2010-02-25 20:1530多年前,在印尼发生的一场大屠杀导致了几十万人死亡。最近,解密的美国文件使人们朝真相似乎又靠近了一步

  最近印度尼西亚举行的大选,可以说是30多年来印尼第一次没有在军方和前总统苏哈托直接导演下的选举。但是,选举依然可以看到1965年那场残忍屠杀甩过来的阴影,正是它第一次将苏哈托带到了印尼权力的巅峰,而使苏加诺———这次在印尼大选中领先的民主斗争党领导人梅加瓦蒂的父亲—从那上面走了下来。

  军队是大屠杀“总导演”

  1965年9月,左翼民族主义者苏加诺领导下的印尼正处于一场危机之中。苏加诺政权在一定程度上是建立在当时的印尼共产党PKI(当时印尼最大的政党)支持的基础上的。苏加诺利用PKI控制军队,但他与手下将军及西方的关系却每况愈下。当时印尼同英国、澳大利亚在马来西亚问题上发生对抗,同美国的关系也趋于恶化。当时,苏加诺的副手、外交部长苏班德里奥就曾谴责西方阴谋策划军官政变,暗杀总统,并警告说美国支持的将军们准备在10月发动政变。

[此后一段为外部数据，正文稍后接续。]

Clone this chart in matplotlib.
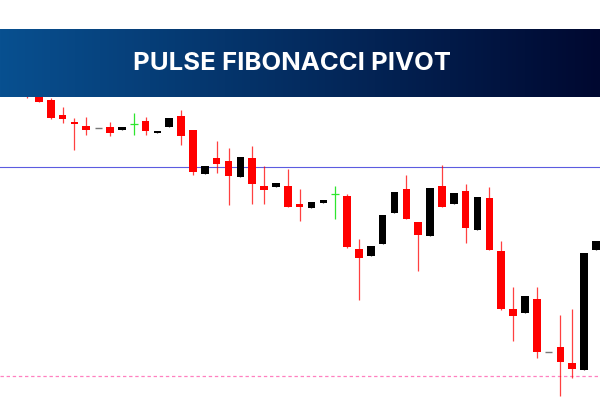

  最终,9月30日事变发生了。据估计,伴随着军队接管政权的大屠杀,共导致50至100万印尼人死亡,他们中的大多数是印尼共产党人及其支持者。成千上万的人被投入监狱或遭到流放。

  一些遭受迫害的人最近要求印尼即将出现的新政府弄清当年的事实真相,将那一段黑暗的历史大白于天下。

  近年来,随着一些文件的解密,以及一些专家的研究,已有充分证据表明是印尼军队直接导演了那场大屠杀,在整个过程中,军队招募民间的敢死队同共产党对手较量。这一点同目前印尼军队在东帝汶的所做所为具有惊人的相似之处。

  屠杀背后的美国影子

  1990年,美国律师凯西·卡登发表的文章详细叙述了当年大屠杀开始时,美国外交官是如何向苏哈托军人集团提供了详细的印尼共产党人名单的。美国华盛顿学者约翰·凯利从解密的“绝密”和“秘密”文件中找到了大量关于那场大屠杀的资料,最近他将这些材料交给了澳大利亚报纸《SYDNEY MORNING HERALD》这些材料主要是1965年10月至1966年2月,当时美国驻印尼大使马歇尔·格林同国务卿迪恩·腊斯克及其助手的往来电报。通过上述研究结果及材料,便可勾勒出美国外交官及情报人员描述下的那场战后最大的屠杀之一———印尼1965年政变的惨景来。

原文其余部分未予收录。